Given the fiasco the Surrey officers' trial, it was never very likely that the outcome of the Birmingham officers' trial would be any different. No student of this extraordinary affair was surprised when, on October 7, 1993, Mr. Justice Garland ordered that charges of perverting the course of justice against three of the West Midlands detectives involved in the pub bombings case should be dropped on the grounds that publicity surrounding the case precluded the possibility of a fair trial.
The judge's decision means that no one will be held responsible for the huge quantity of fraud and perjury that led to the conviction of innocent people for the Birmingham pub bombings. Or for the millions of pounds of public money squandered in a fruitless attempt to sustain the convictions. Or for the fact that the four persons responsible for the bombings got away.
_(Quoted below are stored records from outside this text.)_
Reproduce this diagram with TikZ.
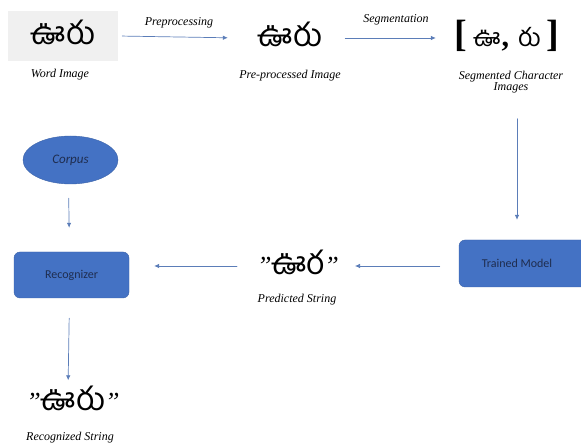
\documentclass[tikz,border=0pt]{standalone}
\usepackage{fontspec}
\setmainfont{Liberation Serif}
\setsansfont{Carlito}
\newfontfamily\telugu[Script=Telugu]{Hind Guntur}
\usetikzlibrary{arrows.meta,shapes.geometric}
\definecolor{boxblue}{HTML}{4472C4}
\definecolor{linkblue}{HTML}{5B7DB8}
\definecolor{inkblue}{HTML}{1F2D4F}
\newcommand{\qt}{{\rmfamily\itshape\fontsize{26}{26}\selectfont\char"22}}
\newcommand{\brk}[1]{{\rmfamily\bfseries\fontsize{38}{38}\selectfont#1}}

\begin{document}
\begin{tikzpicture}[x=1pt,y=-1pt,line cap=round,line join=round,
  flow/.style={draw=linkblue,line width=.7pt,-{Latex[length=5pt,width=4.5pt]}},
  blockbox/.style={rounded corners=6pt,fill=boxblue,draw=boxblue!85!black,font=\sffamily\fontsize{12}{13}\selectfont,text=inkblue},
  caption/.style={font=\itshape\fontsize{12}{10}\selectfont,align=center,inner sep=0pt},
  script/.style={font=\telugu\fontsize{32}{32}\selectfont,inner sep=0pt,text height=20pt,text depth=3pt}]
\useasboundingbox (0,0) rectangle (581,443);
% top row: word image -> pre-processed -> segmented
\node[script,fill=black!6,minimum width=110,minimum height=50] (wimg) at (63,36) {ఊరు};
\node[caption] (wcap) at (60,75) {Word Image};
\node[script,minimum width=100,minimum height=40] (pimg) at (290,38) {ఊరు};
\node[caption] (pcap) at (290,76) {Pre-processed Image};
\node[script,font=\telugu\fontsize{25}{25}\selectfont,minimum width=110,minimum height=40] (simg) at (507,38)
  {\brk{[}\hspace{6pt}ఊ\hspace{1pt}{\rmfamily\bfseries\fontsize{30}{30}\selectfont,}\hspace{9pt}రు\hspace{6pt}\brk{]}};
\node[caption] (scap) at (511,82) {Segmented Character\\[-1pt]Images};
\draw[flow,shorten <=4,shorten >=12] (wimg.east) -- (pimg.west)
  node[midway,above=9pt,caption] (plbl) {Preprocessing};
\draw[flow,shorten <=5,shorten >=16] (pimg.east) -- (simg.west)
  node[midway,above=13pt,caption] (slbl) {Segmentation};
% model and recognition
\node[blockbox,minimum width=130,minimum height=47] (tmodel) at (524,263.5) {\hspace*{-14pt}Trained Model};
\draw[flow,shorten <=26,shorten >=20] ([xshift=-7pt]tmodel.north |- scap.south) -- ([xshift=-7pt]tmodel.north);
\node[script] (pred) at (298,266) {\qt ఊర\qt};
\node[caption] (predcap) at (297,300) {Predicted String};
\node[blockbox,minimum width=115,minimum height=46] (recog) at (71.5,275) {Recognizer};
\node[ellipse,fill=boxblue,draw=boxblue!85!black,minimum width=95,minimum height=48,
  font=\sffamily\itshape\fontsize{13}{14}\selectfont,text=inkblue] (corpus) at (70.5,160) {Corpus};
\draw[flow,shorten <=19,shorten >=16] (pred.east -| tmodel.west) -- (pred.east);
\draw[flow,shorten <=20,shorten >=25] (pred.west) -- (recog.east |- pred.west);
\draw[flow,shorten <=14,shorten >=24] ([xshift=-2pt]corpus.south) -- ([xshift=-2pt]recog.north);
\node[script] (recd) at (73,402) {\qt ఊరు\qt};
\node[caption] (recdcap) at (70,438) {Recognized String};
\draw[flow,shorten <=20,shorten >=10] ([xshift=-2pt]recog.south) -- ([xshift=-5pt]recd.north);
\end{tikzpicture}
\end{document}
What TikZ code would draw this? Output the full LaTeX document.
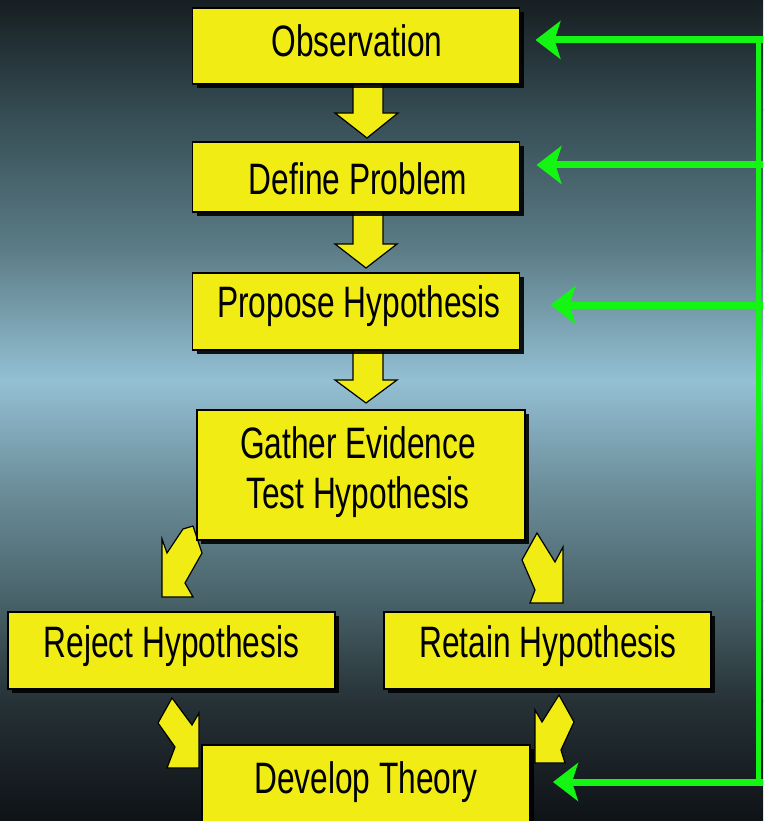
\documentclass[tikz,border=0pt]{standalone}
\usepackage{fontspec}
\setmainfont{Liberation Sans}
\usepackage{graphicx}
\usetikzlibrary{arrows.meta,shadows,calc}
\definecolor{boxyellow}{RGB}{240,236,20}
\definecolor{arrgreen}{RGB}{20,245,20}
\definecolor{bgA}{RGB}{22,30,33}
\definecolor{bgB}{RGB}{52,75,82}
\definecolor{bgC}{RGB}{92,125,135}
\definecolor{bgD}{RGB}{148,192,212}
\definecolor{bgE}{RGB}{110,145,158}
\definecolor{bgF}{RGB}{72,98,105}
\definecolor{bgG}{RGB}{38,50,55}
\definecolor{bgH}{RGB}{14,18,22}
\newcommand{\sq}[1]{\scalebox{0.72}[1]{#1}}
\tikzset{
  box/.style={draw=black, line width=1.5pt, fill=boxyellow, rectangle, inner sep=0pt, outer sep=0pt,
    drop shadow={shadow xshift=4pt, shadow yshift=-4pt, opacity=0.9, fill=black}},
  txt/.style={inner sep=0pt, font=\fontsize{44}{50}\selectfont, text height=32pt, text depth=9pt},
  twotxt/.style={inner sep=0pt, align=center, font=\fontsize{44}{50}\selectfont},
  blockarrow/.style={fill=boxyellow, draw=black, line width=1.2pt, line join=miter},
  grnline/.style={draw=arrgreen, line width=5pt},
  grnarrow/.style={draw=arrgreen, line width=7pt, -{Stealth[length=25pt,width=38pt,inset=6pt]}}
}
\begin{document}
\begin{tikzpicture}[x=1pt,y=-1pt]
\clip (0,0) rectangle (763,821);
% background gradient
\shade[top color=bgA, bottom color=bgB] (0,-1) rectangle (763,111);
\shade[top color=bgB, bottom color=bgC] (0,110) rectangle (763,251);
\shade[top color=bgC, bottom color=bgD] (0,250) rectangle (763,381);
\shade[top color=bgD, bottom color=bgE] (0,380) rectangle (763,481);
\shade[top color=bgE, bottom color=bgF] (0,480) rectangle (763,601);
\shade[top color=bgF, bottom color=bgG] (0,600) rectangle (763,701);
\shade[top color=bgG, bottom color=bgH] (0,700) rectangle (763,822);

% down block arrows
\draw[blockarrow] (353,84) -- (383,84) -- (383,113) -- (398,113) -- (367,138) -- (335,113) -- (353,113) -- cycle;
\draw[blockarrow] (353,210) -- (383,210) -- (383,244) -- (397,244) -- (366,268) -- (335,244) -- (353,244) -- cycle;
\draw[blockarrow] (353,348) -- (383,348) -- (383,380) -- (397,380) -- (366,403) -- (335,380) -- (353,380) -- cycle;
% diagonal block arrows
\draw[blockarrow] (162,597) -- (162,539) -- (167,553) -- (183,529) -- (193,526) -- (202,553) -- (185,583) -- (193,597) -- cycle;
\draw[blockarrow] (563,603) -- (563,547) -- (555,562) -- (537,533) -- (522,560) -- (535,590) -- (530,603) -- cycle;
\draw[blockarrow] (199,768) -- (199,713) -- (192,725) -- (172,698) -- (158,723) -- (175,747) -- (167,768) -- cycle;
\draw[blockarrow] (535,763) -- (535,710) -- (542,722) -- (559,695) -- (574,722) -- (561,750) -- (565,763) -- cycle;

% boxes
\node[box, minimum width=327pt, minimum height=76pt] (obs) at (356,46) {};
\node[box, minimum width=327pt, minimum height=70pt] (def) at (356,177) {};
\node[box, minimum width=327pt, minimum height=77pt] (prop) at (356,311.5) {};
\node[box, minimum width=328pt, minimum height=130pt] (gath) at (361,475) {};
\node[box, minimum width=327pt, minimum height=77pt] (rej) at (171.5,650.5) {};
\node[box, minimum width=327pt, minimum height=77pt] (ret) at (547.5,650.5) {};
\node[box, minimum width=328pt, minimum height=90pt] (dev) at (366,790) {};

% texts
\node[txt] (obst) at (357,45.5) {\sq{Observation}};
\node[txt] (deft) at (358,183) {\sq{Define Problem}};
\node[txt] (propt) at (359,306) {\sq{Propose Hypothesis}};
\node[twotxt] (gatht) at (358,472) {\sq{Gather Evidence}\\\sq{Test Hypothesis}};
\node[txt] (rejt) at (171.5,646) {\sq{Reject Hypothesis}};
\node[txt] (rett) at (548,646) {\sq{Retain Hypothesis}};
\node[txt] (devt) at (366,782) {\sq{Develop Theory}};

% green feedback arrows
\coordinate (r1) at (758,40);
\coordinate (r2) at (758,165);
\coordinate (r3) at (758,305);
\coordinate (r4) at (758,782);
\draw[grnline] (r1) -- (r4);
\draw[grnarrow, shorten >=16pt] ($(r1)+(8,0)$) -- (r1 -| obs.east);
\draw[grnarrow, shorten >=17pt] ($(r2)+(8,0)$) -- (r2 -| def.east);
\draw[grnarrow, shorten >=31pt] ($(r3)+(8,0)$) -- (r3 -| prop.east);
\draw[grnarrow, shorten >=23pt] ($(r4)+(8,0)$) -- (r4 -| dev.east);
\end{tikzpicture}
\end{document}
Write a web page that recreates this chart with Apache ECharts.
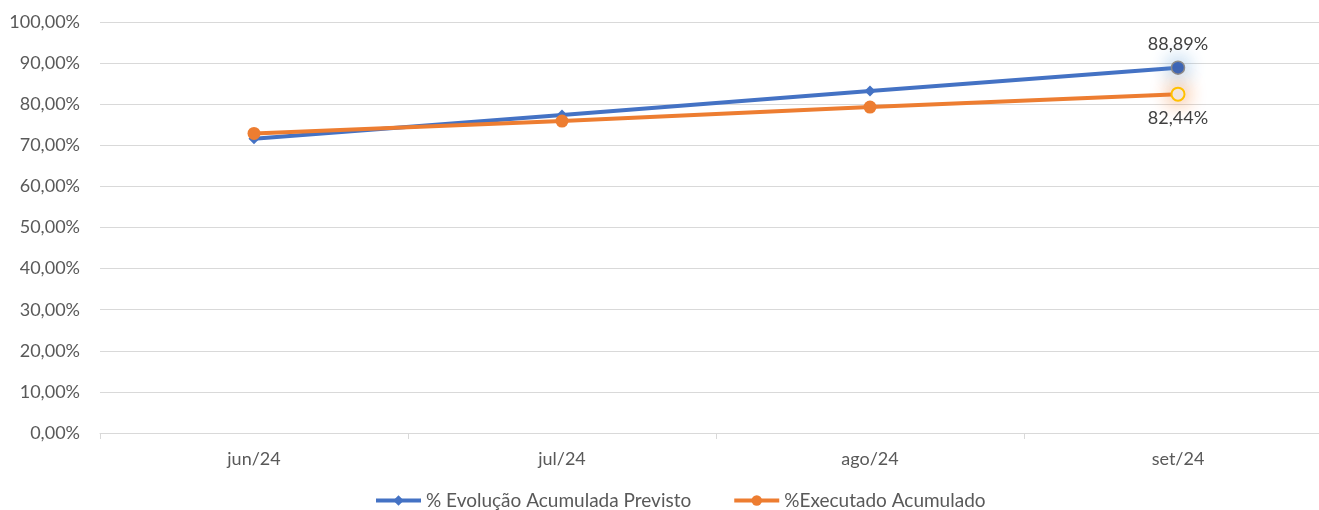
<!DOCTYPE html>
<html>
<head>
<meta charset="utf-8">
<script src="https://cdn.jsdelivr.net/npm/echarts@6/dist/echarts.min.js"></script>
<style>
  html, body { margin: 0; padding: 0; background: #fff; overflow: hidden; }
</style>
</head>
<body>
<!-- plot runs past the right edge in the original, so the div is wider than the window -->
<div id="chart" style="width:1332px;height:510px;"></div>
<script>
const categories = ["jun/24", "jul/24", "ago/24", "set/24"];
const previsto = [71.6, 77.4, 83.2, 88.89];
const executado = [72.9, 75.9, 79.3, 82.44];
const yTicks = [0, 10, 20, 30, 40, 50, 60, 70, 80, 90, 100];

const fmt = v => v.toFixed(2).replace(".", ",") + "%";

// last point gets the highlighted look
function withLast(arr, lastStyle, labelPos, dist) {
  return arr.map((v, i) => {
    if (i !== arr.length - 1) return v;
    return {
      value: v,
      symbol: "circle",
      symbolSize: 13,
      itemStyle: lastStyle,
      label: {
        show: true,
        position: labelPos,
        distance: dist,
        formatter: p => fmt(p.value),
        color: "#404040",
        fontSize: 18,
        fontFamily: "Lato"
      }
    };
  });
}

let myChart = echarts.init(document.getElementById("chart"));
myChart.setOption({
  animation: false,
  textStyle: { fontFamily: "Lato" },
  grid: { left: 100, right: 0, top: 22, bottom: 77, containLabel: false },
  legend: {
    top: 486,
    left: 369,
    itemWidth: 45,
    itemHeight: 13,
    itemGap: 41,
    lineStyle: { width: 4 },
    textStyle: { color: "#595959", fontSize: 19, fontFamily: "Lato" },
    data: ["% Evolução Acumulada Previsto", "%Executado Acumulado"]
  },
  xAxis: {
    type: "category",
    data: categories,
    boundaryGap: true,
    axisLine: { lineStyle: { color: "#d9d9d9", width: 1 } },
    axisTick: { show: true, length: 6, lineStyle: { color: "#d9d9d9" } },
    axisLabel: { color: "#595959", fontSize: 18, margin: 17 }
  },
  yAxis: {
    type: "value",
    min: yTicks[0],
    max: yTicks[yTicks.length - 1],
    interval: 10,
    axisLine: { show: false },
    axisTick: { show: false },
    splitLine: { lineStyle: { color: "#d9d9d9", width: 1 } },
    axisLabel: { color: "#595959", fontSize: 18, margin: 20, formatter: v => fmt(v) }
  },
  series: [
    {
      name: "% Evolução Acumulada Previsto",
      type: "line",
      symbol: "diamond",
      symbolSize: 11,
      color: "#4472C4",
      lineStyle: { width: 4, color: "#4472C4" },
      itemStyle: { color: "#4472C4" },
      data: withLast(previsto, {
        color: "#3a62b5",
        borderColor: "#8c8c8c",
        borderWidth: 1.5,
        shadowColor: "rgba(91,155,213,1)",
        shadowBlur: 20
      }, "top", 7)
    },
    {
      name: "%Executado Acumulado",
      type: "line",
      symbol: "circle",
      symbolSize: 13,
      color: "#ED7D31",
      lineStyle: { width: 4, color: "#ED7D31" },
      itemStyle: { color: "#ED7D31" },
      data: withLast(executado, {
        color: "#f2f2f2",
        borderColor: "#ffc000",
        borderWidth: 2,
        shadowColor: "rgba(237,125,49,1)",
        shadowBlur: 20
      }, "bottom", 8)
    }
  ]
});
</script>
</body>
</html>
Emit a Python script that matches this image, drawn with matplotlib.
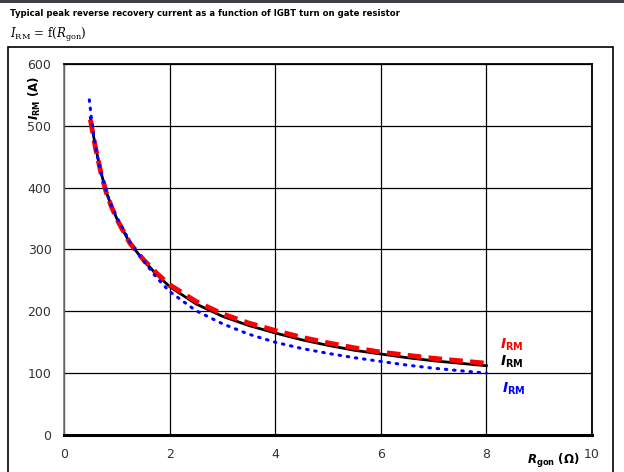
import matplotlib
matplotlib.use("Agg")
import matplotlib.pyplot as plt
from matplotlib.patches import Rectangle

# Data
r_black = [0.5, 0.55, 0.6, 0.7, 0.8, 0.9, 1.0, 1.25, 1.5, 1.75, 2.0, 2.5, 3.0, 3.5, 4.0, 4.5, 5.0, 5.5, 6.0, 6.5, 7.0, 7.5, 8.0]
i_black = [513, 488, 465, 425, 393, 370, 350, 310, 283, 260, 240, 212, 192, 177, 165, 154, 145, 137, 131, 125, 120, 116, 112]

r_red = [0.5, 0.55, 0.6, 0.7, 0.8, 0.9, 1.0, 1.25, 1.5, 1.75, 2.0, 2.5, 3.0, 3.5, 4.0, 4.5, 5.0, 5.5, 6.0, 6.5, 7.0, 7.5, 8.0]
i_red = [510, 486, 463, 424, 392, 369, 349, 310, 284, 262, 243, 216, 196, 181, 169, 158, 149, 141, 134, 129, 124, 120, 116]

r_blue = [0.48, 0.52, 0.56, 0.6, 0.7, 0.8, 0.9, 1.0, 1.25, 1.5, 1.75, 2.0, 2.5, 3.0, 3.5, 4.0, 4.5, 5.0, 5.5, 6.0, 6.5, 7.0, 7.5, 8.0]
i_blue = [542, 512, 486, 463, 425, 394, 370, 352, 312, 282, 255, 232, 201, 180, 163, 150, 140, 132, 125, 119, 113, 108, 104, 100]

x_ticks = [0, 2, 4, 6, 8, 10]
y_ticks = [0, 100, 200, 300, 400, 500, 600]

fig = plt.figure(figsize=(6.24, 4.72), dpi=100)

# top dark bar
fig.add_artist(Rectangle((0, 1 - 3/472), 1, 3/472, transform=fig.transFigure,
                         facecolor="#3c3f46", edgecolor="none"))
# outer frame
fig.add_artist(Rectangle((8/624, -0.05), (613-8)/624, 1 - 47/472 + 0.05,
                         transform=fig.transFigure, facecolor="none",
                         edgecolor="black", linewidth=1.2))

ax = fig.add_axes([64/624, 1 - 435/472, (592-64)/624, (435-64)/472])
ax.set_xlim(0, 10)
ax.set_ylim(0, 600)
ax.set_xticks(x_ticks)
ax.set_yticks(y_ticks)
ax.grid(True, color="black", linewidth=0.9)
ax.set_axisbelow(True)
ax.tick_params(length=0, labelsize=9, colors="#333333", pad=9)
for s in ["top", "right"]:
    ax.spines[s].set_linewidth(1.3)
    ax.spines[s].set_color("black")
ax.spines["left"].set_color("#777777")
ax.spines["left"].set_linewidth(1.2)
ax.spines["bottom"].set_linewidth(2.2)
ax.spines["bottom"].set_color("black")

ax.plot(r_black, i_black, color="black", linewidth=2.0, zorder=3)
ax.plot(r_red, i_red, color="red", linewidth=3.5, linestyle=(0, (2.8, 1.5)), zorder=4)
ax.plot(r_blue, i_blue, color="blue", linewidth=2.2, linestyle=(0, (0.5, 2.2)),
        dash_capstyle="round", zorder=5)

lab = r"$\mathbfit{I}_{\mathbf{RM}}$"
ax.text(8.26, 146, lab, color="red", fontsize=10, va="center", ha="left")
ax.text(8.26, 118, lab, color="black", fontsize=10, va="center", ha="left")
ax.text(8.3, 75, lab, color="blue", fontsize=10, va="center", ha="left")

fig.text(35/624, 1 - 98/472, r"$\mathbfit{I}_{\mathbf{RM}}$" + r" $\mathbf{(A)}$",
         rotation=90, ha="center", va="center", fontsize=8.5)
fig.text(553/624, 1 - 461/472, r"$\mathbfit{R}_{\mathbf{gon}}$" + r" $\mathbf{(\Omega)}$",
         ha="center", va="center", fontsize=8.5)

fig.text(10/624, 1 - 13/472,
         "Typical peak reverse recovery current as a function of IGBT turn on gate resistor",
         fontsize=6.1, fontweight="bold", ha="left", va="center")
fig.text(10/624, 1 - 35/472, r"$I$" + "$_{\\mathrm{RM}}$ = f($R$$_{\\mathrm{gon}}$)",
         fontsize=8.5, ha="left", va="center", family="DejaVu Serif",
         math_fontfamily="dejavuserif")

fig.savefig("out.png", dpi=100)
At the time of writing, not a single person has been convicted for their part in any of the proven miscarriages of justice in the last five years and it is unlikely that anyone ever will. Some progress, however, has been made. A review body is being set up, on the recommendation of the Royal Commission, which will remove from the Home Office responsibility for deciding which cases should be referred to the appeal court. It remains to be seen how this will work. The omens are not auspicious. The Chairman is to be Sir Frederick Crawford, a senior freemason.
As a result of the 1984 Police and Criminal Evidence Act just about all interviews in police custody are now tape recorded. Detailed custody records must be maintained. It is extremely unlikely that suspects could ever again be mistreated in the same way as the Birmingham six. It is equally unlikely that any court today would accept confessions extracted in such circumstances. Unlikely, but not impossible. As the West Midlands police have demonstrated in the remarkable case involving three men charged with murdering PC Anthony Salt in 1989, it is possible to fabricate a recorded confession.
It is unlikely, too, that crucial evidence could be withheld from the defence in the way that it was in the Birmingham, Guildford and Judith Ward cases. Here, too, it is impossible to be certain, however. The Criminal Procedure and Investigations Bill, which is before Parliament at the time of writing, sets limits on what should be disclosed. It is a sign that the brief era of unprecedented openness which followed the Judith Ward judgement may be drawing to a close.
The litmus test, of course, will be the way that alleged miscarriages of justice are handled in future. Here the omens are not auspicious. There are signs that the doors are closing again. The three men convicted of the murder of newspaper boy Carl Bridgewater case are widely believed to be innocent. So far there have been eight police inquiries and still amateurs are turning up evidence that the authorities have overlooked. The foreman of the jury has even stated publicly that he believes the men are innocent. It is only a matter of time before the case collapses. Yet in the Home Office there appears to be a steely determination to resist to the bitter end. All the usual people are behaving in the usual manner. It is as though nothing has been learned from the disasters of the past. Perhaps the criminal cases review authority will be different. We shall see.
I hope Error of Judgement will continue to be read by all those who care about justice. I am glad to learn that it has already found its way onto the reading lists of some students of criminal law, but it ought to be of far wider interest. At one level it is the story of a nightmare that overtook six unfortunate men and their families. At another it is, too, a story of hope, an account of how it is possible, even in the face of great odds, for a just cause to triumph.